*INFORMATION SUPPLIED*:

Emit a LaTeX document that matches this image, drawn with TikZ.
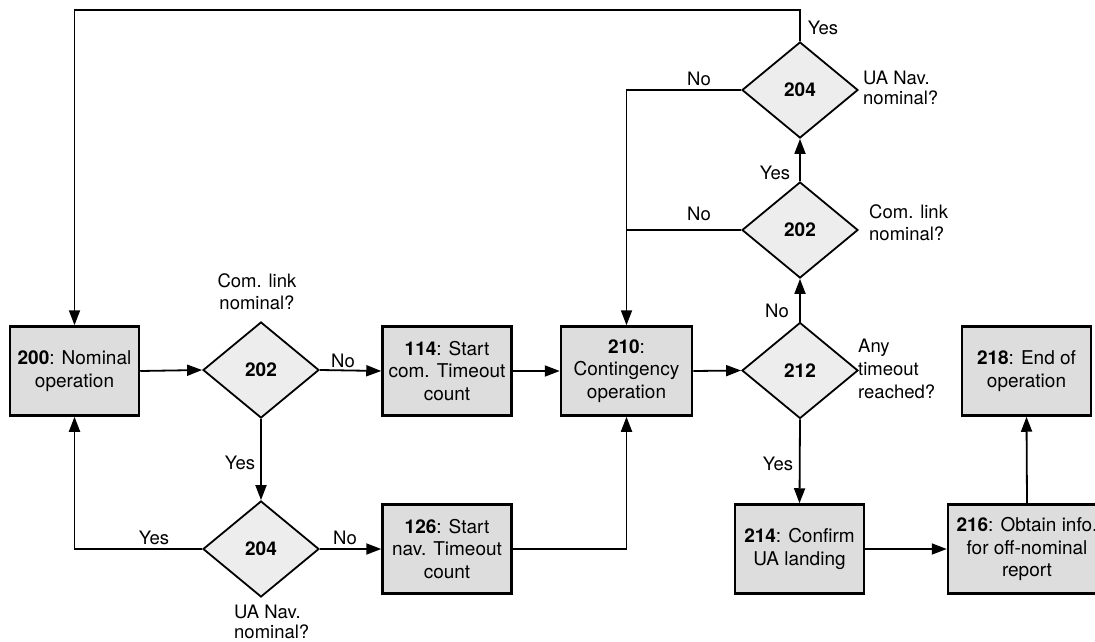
\documentclass[tikz,border=0pt]{standalone}
\usepackage{fontspec}
\setmainfont{TeX Gyre Heros}
\usetikzlibrary{shapes.geometric,arrows.meta}
\definecolor{boxfill}{HTML}{DDDDDD}
\definecolor{diafill}{HTML}{EDEDED}
\begin{document}
\begin{tikzpicture}[x=1pt,y=-1pt,
 procbox/.style={draw, line width=2.5pt, fill=boxfill, minimum width=129pt, minimum height=89pt, align=center, inner sep=0pt, font=\fontsize{19}{22.7}\selectfont},
 decision/.style={draw, diamond, line width=1.8pt, fill=diafill, minimum width=116pt, minimum height=96pt, inner sep=0pt, font=\fontsize{19}{22.7}\selectfont\bfseries},
 conn/.style={line width=1.8pt, -{Triangle[length=15pt,width=11pt]}},
 plain/.style={line width=1.8pt},
 lbl/.style={inner sep=0pt, font=\fontsize{18.5}{20}\selectfont},
 qlbl/.style={inner sep=0pt, align=left, font=\fontsize{18.5}{20}\selectfont},
 ]
\useasboundingbox (0,0) rectangle (1095,642);

% main row
\node[procbox] (n200) at (74.5,371) {\textbf{200}: Nominal\\operation};
\node[decision] (d202) at (261,370) {202};
\node[procbox] (n114) at (447,371) {\textbf{114}: Start\\com. Timeout\\count};
\node[procbox, minimum width=131pt] (n210) at (626.5,371) {\textbf{210}:\\Contingency\\operation};
\node[decision] (d212) at (800,370.5) {212};
\node[procbox] (n218) at (1026.5,371) {\textbf{218}: End of\\operation};

% lower row
\node[decision] (d204b) at (261,549) {204};
\node[procbox] (n126) at (447,549) {\textbf{126}: Start\\nav. Timeout\\count};
\node[procbox] (n214) at (799.5,549) {\textbf{214}: Confirm\\UA landing};
\node[procbox, minimum width=158pt] (n216) at (1027,549) {\textbf{216}: Obtain info.\\for off-nominal\\report};

% upper column
\node[decision] (d202u) at (800,230) {202};
\node[decision] (d204u) at (800,90) {204};

% connectors
\draw[conn] (n200.east) -- (d202.west);
\draw[conn] (d202.east) -- (n114.west);
\draw[conn] (n114.east) -- (n210.west);
\draw[conn] (n210.east) -- (d212.west);
\draw[conn] (d202.south) -- (d204b.north);
\draw[conn] (d204b.west) -| (n200.south);
\draw[conn] (d204b.east) -- (n126.west);
\draw[conn] (n126.east) -| (n210.south);
\draw[conn] (d212.north) -- (d202u.south);
\draw[conn] (d202u.north) -- (d204u.south);
\draw[conn] (d204u.north) -- ++(0,-31) -| (n200.north);
\draw[conn] (d204u.west) -| (n210.north);
\draw[plain] (d202u.west) -- (d202u.west -| n210.north);
\draw[conn] (d212.south) -- (n214.north);
\draw[conn] (n214.east) -- (n216.west);
\draw[conn] (n216.north) -- (n218.south);

% branch labels
\node[lbl] (l1) at (343,361) {No};
\node[lbl] (l2) at (240,463) {Yes};
\node[lbl] (l3) at (154,538) {Yes};
\node[lbl] (l4) at (345,538) {No};
\node[lbl] (l5) at (777,311) {No};
\node[lbl] (l6) at (775,173) {Yes};
\node[lbl] (l7) at (823,28) {Yes};
\node[lbl] (l8) at (699,79) {No};
\node[lbl] (l9) at (699,214) {No};
\node[lbl] (l10) at (778,464) {Yes};

% question labels
\node[qlbl, align=center, anchor=north, font=\fontsize{18.5}{22}\selectfont] (q1) at (257,273) {Com. link\\nominal?};
\node[qlbl, anchor=north west] (q2) at (234,605) {UA Nav.\\nominal?};
\node[qlbl, anchor=north west] (q3) at (863,71) {UA Nav.\\nominal?};
\node[qlbl, anchor=north west, font=\fontsize{18.5}{22}\selectfont] (q4) at (869,204) {Com. link\\nominal?};
\node[qlbl, anchor=north west, font=\fontsize{18.5}{22.8}\selectfont] (q5) at (858,339) {Any\\timeout\\reached?};
\end{tikzpicture}
\end{document}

*TASK GOAL*:
Transcribe exactly, with no pictures, the lines running from the first line of the material through the line holding "minimum width=158pt] (n216)".

*RESULT*:
Emit a LaTeX document that matches this image, drawn with TikZ.
\documentclass[tikz,border=0pt]{standalone}
\usepackage{fontspec}
\setmainfont{TeX Gyre Heros}
\usetikzlibrary{shapes.geometric,arrows.meta}
\definecolor{boxfill}{HTML}{DDDDDD}
\definecolor{diafill}{HTML}{EDEDED}
\begin{document}
\begin{tikzpicture}[x=1pt,y=-1pt,
 procbox/.style={draw, line width=2.5pt, fill=boxfill, minimum width=129pt, minimum height=89pt, align=center, inner sep=0pt, font=\fontsize{19}{22.7}\selectfont},
 decision/.style={draw, diamond, line width=1.8pt, fill=diafill, minimum width=116pt, minimum height=96pt, inner sep=0pt, font=\fontsize{19}{22.7}\selectfont\bfseries},
 conn/.style={line width=1.8pt, -{Triangle[length=15pt,width=11pt]}},
 plain/.style={line width=1.8pt},
 lbl/.style={inner sep=0pt, font=\fontsize{18.5}{20}\selectfont},
 qlbl/.style={inner sep=0pt, align=left, font=\fontsize{18.5}{20}\selectfont},
 ]
\useasboundingbox (0,0) rectangle (1095,642);

% main row
\node[procbox] (n200) at (74.5,371) {\textbf{200}: Nominal\\operation};
\node[decision] (d202) at (261,370) {202};
\node[procbox] (n114) at (447,371) {\textbf{114}: Start\\com. Timeout\\count};
\node[procbox, minimum width=131pt] (n210) at (626.5,371) {\textbf{210}:\\Contingency\\operation};
\node[decision] (d212) at (800,370.5) {212};
\node[procbox] (n218) at (1026.5,371) {\textbf{218}: End of\\operation};

% lower row
\node[decision] (d204b) at (261,549) {204};
\node[procbox] (n126) at (447,549) {\textbf{126}: Start\\nav. Timeout\\count};
\node[procbox] (n214) at (799.5,549) {\textbf{214}: Confirm\\UA landing};
\node[procbox, minimum width=158pt] (n216) at (1027,549) {\textbf{216}: Obtain info.\\for off-nominal\\report};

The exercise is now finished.